ML algorithms draw inferences from data to establish a relationship between the atomic structure and the properties of a system. To enable the best possible structure-property approximation, a good representation of the material (also referred to as the ‘fingerprint’ or ‘descriptor’) is crucial. The first Hohenberg–Kohn theorem of DFT proves that the electron density of a system contains all the information needed to describe its ground state properties, and it is a ‘universal descriptor’ that can be used to predict these properties without knowledge of the details of the interactions between the electrons [37]. Crucially, for ML, a good molecular representation is invariant to rotation and translation of the system as well as permutation of atomic indices [38]. Therefore, unfortunately, the electronic density is not a universally suitable representation of a system. Additionally, a good descriptor must be unique, continuous, compact and computationally cheap [38]. Often, there are multiple molecular geometries that possess similar values for a property.
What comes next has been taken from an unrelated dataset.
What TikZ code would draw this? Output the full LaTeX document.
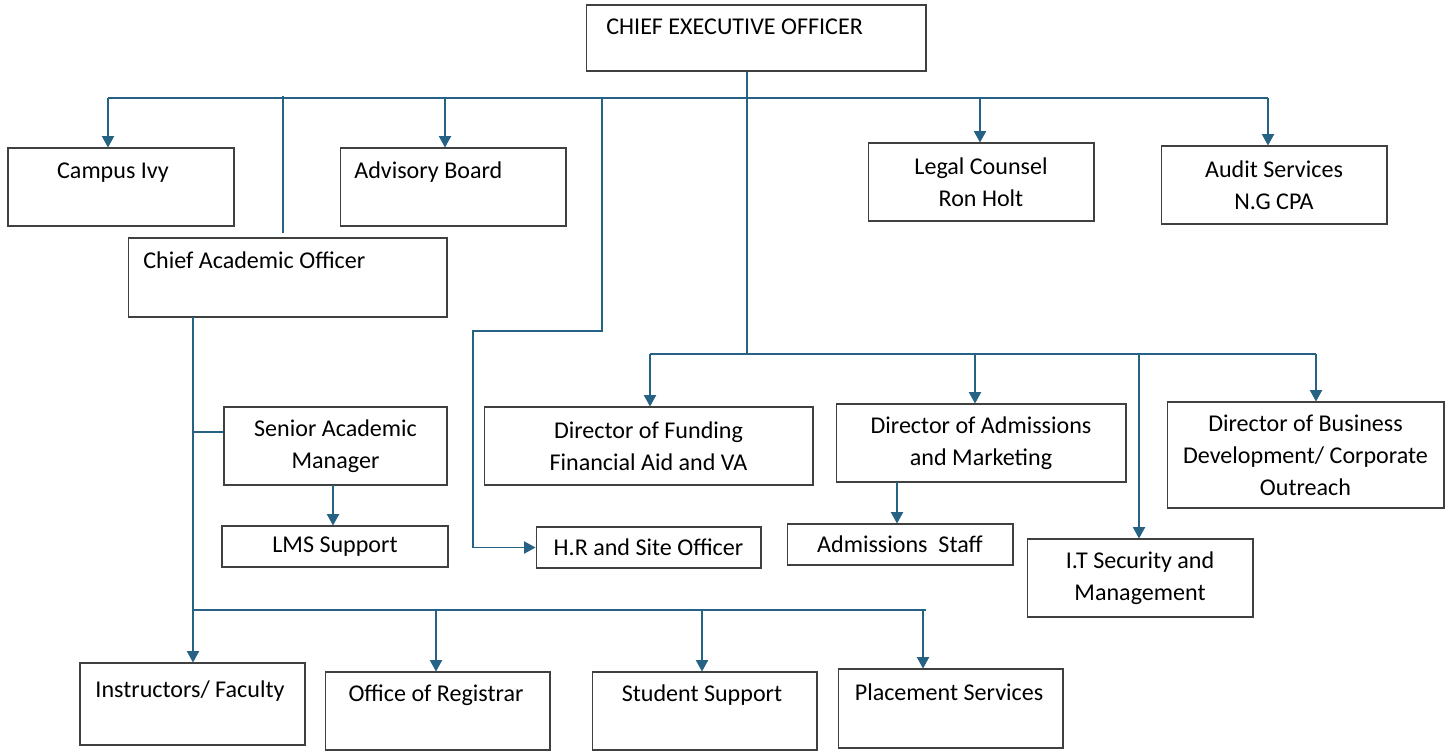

Hence, there is no single universal representation for all properties leading to hundreds of molecular descriptors that are suitable only for a small subset of the CCS and a small subset of properties [39]. A commonly used molecular representation that satisfies the above-mentioned criteria of a good representation is the ‘Coulomb matrix’. It uses the same parameters that constitute the Hamiltonian for any given system, namely the set of Cartesian coordinates RI and nuclear charges ZI [40]. While the Coulomb matrix representation has shown tremendous success for property prediction in finite systems, it is unable to do the same for infinite periodic crystal structures [36]. Hansen et al. [41] proposed a new descriptor called ‘bag-of-bonds’ that performed better due to incorporating the many-body interactions of a system. In fact, the use of different descriptors in an ML endeavor for material property prediction is so common that there are open-source software packages that provide implementations for a myriad of different descriptors [38]. Unfortunately, a lack of clarity on the right descriptor makes the use of AI inaccessible to researchers that possess domain expertise but lack the needed knowledge of AI. Additionally, the lack of generalizability of a chosen descriptor makes the current AI-based techniques inaccurate and narrow in scope.

4. AI Model

In addition to an appropriate database and the precise molecular representation, a critical aspect in the material property prediction process is the choice of the AI algorithm. AI algorithms can be categorized into supervised learning, unsupervised learning and reinforcement learning. Supervised learning uses a standard fitting procedure that attempts to determine a mapping function between the known input features and the corresponding output labels. The goal is to make accurate predictions for new, unseen data. In contrast, unsupervised learning does not have prior knowledge of the desired output, and the goal is to find patterns and structures in this unlabeled data. Reinforcement learning uses an iterative trial-and-error process where the actions are determined based on reinforcement in the form of a reward-penalty system. The goal here is to maximize the cumulative reward over time. Supervised learning is the most widespread category of learning used in materials research. Different models may be better suited for certain types of materials or properties, and the choice of model often depends on the available data and the specific goals of the prediction task. Akbarpour et al. [42] found that artificial neural networks (ANNs) performed better in predicting the synthesis conditions of nano-porous anodic aluminum oxide at the interpore distance in comparison with both multiple linear regression and experimental studies. On the other hand, for the modeling and synthesis of zeolite synthesis, Manuel Serra et al. [43] found that support vector regression (SVR) outperformed ANNs and decision trees. Fang et al. [44] proposed a novel hybrid methodology for forecasting the atmospheric corrosion of metallic materials where the optimal hyperparameters for an SVR model were automatically determined using a generic algorithm. These examples highlight the need for AI expertise when choosing the right algorithm for a given application, which can be a barrier to making AI methods accessible for materials-based research.